Files
Geniusia_v2/geniusia2/core/embedders/pix2struct_embedder.py
2026-03-05 00:20:25 +01:00

194 lines
6.7 KiB
Python

"""
Pix2Struct-based embedder implementation.
This module provides a wrapper around Google's Pix2Struct model for generating
image embeddings specialized for UI understanding and document screenshots.
"""
import torch
import numpy as np
from PIL import Image
from typing import List, Optional
import logging
try:
from transformers import Pix2StructProcessor, Pix2StructForConditionalGeneration
except ImportError:
Pix2StructProcessor = None
Pix2StructForConditionalGeneration = None
from .base import EmbedderBase
logger = logging.getLogger(__name__)
class Pix2StructEmbedder(EmbedderBase):
"""
Pix2Struct-based image embedder specialized for UI understanding.
Pix2Struct is a vision-language model trained on screenshots and structured
documents, making it particularly well-suited for RPA and UI automation tasks.
This embedder uses the encoder's hidden states as embeddings, which capture
visual features optimized for understanding UI elements and layouts.
"""
def __init__(
self,
model_name: str = "google/pix2struct-base",
device: Optional[str] = None
):
"""
Initialize the Pix2Struct embedder.
Args:
model_name: Pix2Struct model to use (default: google/pix2struct-base)
device: Device to use ('cuda', 'cpu', or None for auto-detect)
Raises:
ImportError: If transformers is not installed
RuntimeError: If model loading fails
"""
if Pix2StructProcessor is None or Pix2StructForConditionalGeneration is None:
raise ImportError(
"Transformers is not installed or version is too old. "
"Install it with: pip install transformers>=4.35.0"
)
# Auto-detect device
if device is None:
device = "cuda" if torch.cuda.is_available() else "cpu"
self.model_name = model_name
self.device = device
self._embedding_dim = None
# Load model and processor
try:
logger.info(f"Loading Pix2Struct model: {model_name}")
self.processor = Pix2StructProcessor.from_pretrained(model_name)
self.model = Pix2StructForConditionalGeneration.from_pretrained(
model_name
).to(device)
self.model.eval()
# Determine embedding dimension from encoder
with torch.no_grad():
dummy_image = Image.new('RGB', (224, 224), color=(128, 128, 128))
inputs = self.processor(images=dummy_image, return_tensors="pt").to(device)
encoder_outputs = self.model.encoder(**inputs)
# Use mean pooling of last hidden state
self._embedding_dim = encoder_outputs.last_hidden_state.shape[-1]
logger.info(
f"Pix2StructEmbedder loaded: {model_name} on {device}, "
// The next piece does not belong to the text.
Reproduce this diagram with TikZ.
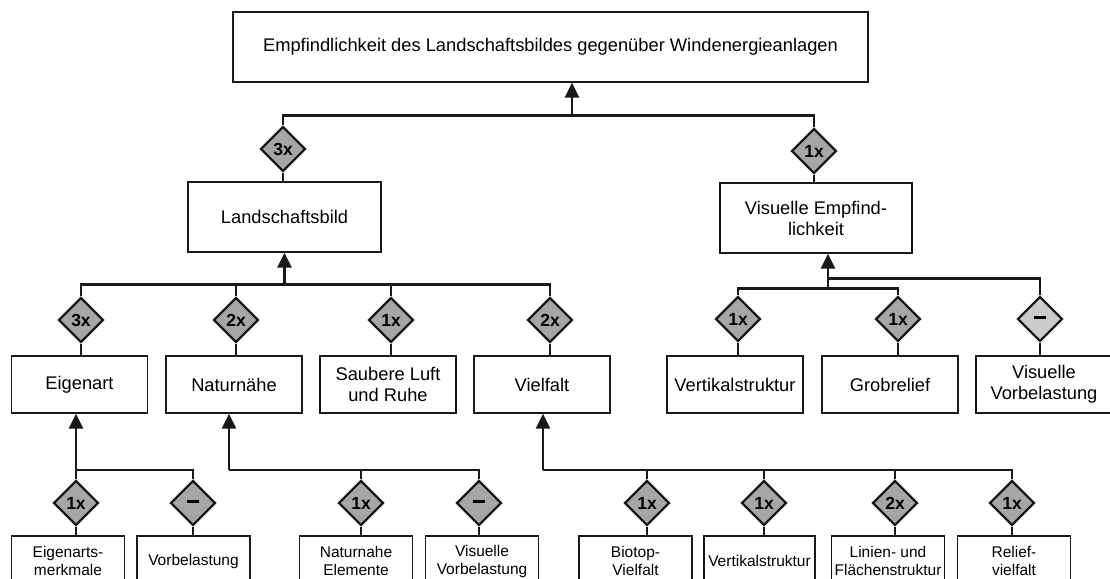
\documentclass[tikz,border=0pt]{standalone}
\usepackage{fontspec}
\setmainfont{Liberation Sans}
\usetikzlibrary{shapes.geometric,arrows.meta}
\newcommand{\nullw}{\rule[0.35ex]{12pt}{3.6pt}}
\begin{document}
\begin{tikzpicture}[x=1pt,y=-1pt]
\tikzset{ >={Triangle[width=14pt,length=15pt]},
  box/.style={draw=black!90, line width=1.4pt, fill=white, align=center, inner sep=0pt,
    font=\fontsize{18.3}{21}\selectfont},
  midbox/.style={box, minimum width=136pt, minimum height=57pt},
  leaf/.style={box, minimum width=113pt, minimum height=50pt, font=\fontsize{15.5}{18}\selectfont},
  weight/.style={diamond, draw=black!90, line width=2.4pt, fill=gray!70, inner sep=0pt,
    minimum size=45pt, font=\bfseries\fontsize{17.5}{18}\selectfont},
  link/.style={line width=2.6pt, draw=black!90},
}
\useasboundingbox (0,0) rectangle (1110,578);
\clip (0,0) rectangle (1110,578);

% top level
\node [box, minimum width=635pt, minimum height=70pt] (top) at (550.5,47)
  {Empfindlichkeit des Landschaftsbildes gegenüber Windenergieanlagen};
\node [weight] (wLand) at (283,149) {3x};
\node [weight] (wVis)  at (814,151) {1x};
\node [box, minimum width=193pt, minimum height=70pt] (land) at (284.5,217) {Landschaftsbild};
\node [box, minimum width=192pt, minimum height=70pt] (vis)  at (816,218) {Visuelle Empfind-\\lichkeit};

% second level
\node [midbox] (eig)  at (79.5,384.5) {Eigenart};
\node [midbox] (nat)  at (234,384.5)  {Naturnähe};
\node [midbox] (luft) at (388,384.5)  {Saubere Luft\\und Ruhe};
\node [midbox] (viel) at (542,384.5)  {Vielfalt};
\node [midbox] (vert) at (735,384.5)  {Vertikalstruktur};
\node [midbox] (grob) at (890,384.5)  {Grobrelief};
\node [midbox] (vvor) at (1044,384.5) {Visuelle\\Vorbelastung};

\node [weight] (wEig)  at (81,320)  {3x};
\node [weight] (wNat)  at (236,320) {2x};
\node [weight] (wLuft) at (391,320) {1x};
\node [weight] (wViel) at (550,320) {2x};
\node [weight] (wVert) at (738,319) {1x};
\node [weight] (wGrob) at (898,319) {1x};
\node [weight, fill=gray!40] (wVvor) at (1040,319) {\nullw};

% third level
\node [leaf] (eigM) at (68,561)    {Eigenarts-\\merkmale};
\node [leaf] (eigV) at (193.5,561) {Vorbelastung};
\node [leaf] (natE) at (356,561)   {Naturnahe\\Elemente};
\node [leaf] (natV) at (482,561)   {Visuelle\\Vorbelastung};
\node [leaf] (vBio) at (635.5,561) {Biotop-\\Vielfalt};
\node [leaf, minimum width=111pt] (vVer) at (759.5,561) {Vertikalstruktur};
\node [leaf] (vLin) at (888,561)   {Linien- und\\Flächenstruktur};
\node [leaf] (vRel) at (1014,561)  {Relief-\\vielfalt};

\node [weight] (wEm) at (76,503)   {1x};
\node [weight] (wEv) at (193,503)  {\nullw};
\node [weight] (wNe) at (361,503)  {1x};
\node [weight] (wNv) at (479,503)  {\nullw};
\node [weight] (wVb) at (647,503)  {1x};
\node [weight] (wVv) at (764,503)  {1x};
\node [weight] (wVl) at (895,503)  {2x};
\node [weight] (wVr) at (1012,503) {1x};

% weights down to their boxes
\foreach \w/\b in {wLand/land, wVis/vis, wEig/eig, wNat/nat, wLuft/luft, wViel/viel,
    wVert/vert, wGrob/grob, wVvor/vvor, wEm/eigM, wEv/eigV, wNe/natE, wNv/natV,
    wVb/vBio, wVv/vVer, wVl/vLin, wVr/vRel}
  \draw [link] (\w.south) -- (\w.south |- \b.north);

% bars and arrows
\coordinate (jT) at (572,117);
\draw [link] (wLand.north) -- ++(0,-10) -| (wVis.north);
\draw [link, ->] (jT) -- (jT |- top.south);

\coordinate (jL) at (284.5,285);
\draw [link] (wEig.north) -- ++(0,-12) -| (wViel.north);
\draw [link] (wNat.north) -- (wNat.north |- jL);
\draw [link] (wLuft.north) -- (wLuft.north |- jL);
\draw [link, ->] (jL) -- (jL |- land.south);

\coordinate (jR) at (828,289);
\draw [link] (wVert.north) -- ++(0,-7) -| (wGrob.north);
\draw [link] (wVvor.north) -- ++(0,-17) -| (jR);
\draw [link, ->] (jR) -- (jR |- vis.south);

\coordinate (jE) at (76,470);
\draw [link] (wEv.north) |- (jE);
\draw [link, ->] (wEm.north) -- (wEm.north |- eig.south);

\coordinate (jN) at (229,470);
\draw [link] (wNv.north) |- (jN);
\draw [link] (wNe.north) -- (wNe.north |- jN);
\draw [link, ->] (jN) -- (jN |- nat.south);

\coordinate (jV) at (543,470);
\draw [link] (wVr.north) |- (jV);
\foreach \w in {wVb, wVv, wVl}
  \draw [link] (\w.north) -- (\w.north |- jV);
\draw [link, ->] (jV) -- (jV |- viel.south);
\end{tikzpicture}
\end{document}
f"dimension={self._embedding_dim}"
)
except Exception as e:
raise RuntimeError(f"Failed to load Pix2Struct model: {e}")
def embed(self, image: Image.Image) -> np.ndarray:
"""
Generate embedding for a single image.
Args:
image: PIL Image to embed
Returns:
np.ndarray: Normalized embedding vector of shape (dimension,)
Raises:
ValueError: If image is invalid
RuntimeError: If embedding generation fails
"""
if not isinstance(image, Image.Image):
raise ValueError("Input must be a PIL Image")
try:
# Process image
inputs = self.processor(images=image, return_tensors="pt").to(self.device)
# Generate embedding from encoder
with torch.no_grad():
encoder_outputs = self.model.encoder(**inputs)
# Mean pooling over sequence dimension
embedding = encoder_outputs.last_hidden_state.mean(dim=1)
# L2 normalize for cosine similarity
embedding = embedding / embedding.norm(dim=-1, keepdim=True)
return embedding.cpu().numpy().flatten()
except Exception as e:
raise RuntimeError(f"Failed to generate embedding: {e}")
def embed_batch(self, images: List[Image.Image]) -> np.ndarray:
"""
Generate embeddings for multiple images (optimized batch processing).
Args:
images: List of PIL Images to embed
Returns:
np.ndarray: Array of embeddings with shape (len(images), dimension)
Raises:
ValueError: If any image is invalid
RuntimeError: If embedding generation fails
"""
if not images:
return np.array([]).reshape(0, self.get_dimension())
# Validate all images
for i, img in enumerate(images):
if not isinstance(img, Image.Image):
raise ValueError(f"Image at index {i} is not a PIL Image")
try:
# Process all images in batch
inputs = self.processor(images=images, return_tensors="pt").to(self.device)
# Generate embeddings in batch
with torch.no_grad():
encoder_outputs = self.model.encoder(**inputs)
# Mean pooling over sequence dimension
embeddings = encoder_outputs.last_hidden_state.mean(dim=1)
# L2 normalize for cosine similarity
embeddings = embeddings / embeddings.norm(dim=-1, keepdim=True)
return embeddings.cpu().numpy()
except Exception as e:
raise RuntimeError(f"Failed to generate batch embeddings: {e}")
def get_dimension(self) -> int:
"""
Get the dimensionality of embeddings.
Returns:
int: Embedding dimension (768 for pix2struct-base)
"""
return self._embedding_dim
def get_model_name(self) -> str:
"""
Get model identifier.
Returns:
str: Model name (e.g., "pix2struct-base")
"""
# Extract model name from full path
model_id = self.model_name.split('/')[-1]
return f"pix2struct-{model_id}" if not model_id.startswith('pix2struct') else model_id
def supports_batch(self) -> bool:
"""
Check if batch processing is supported.
Returns:
bool: True (Pix2Struct supports efficient batch processing)
"""
return True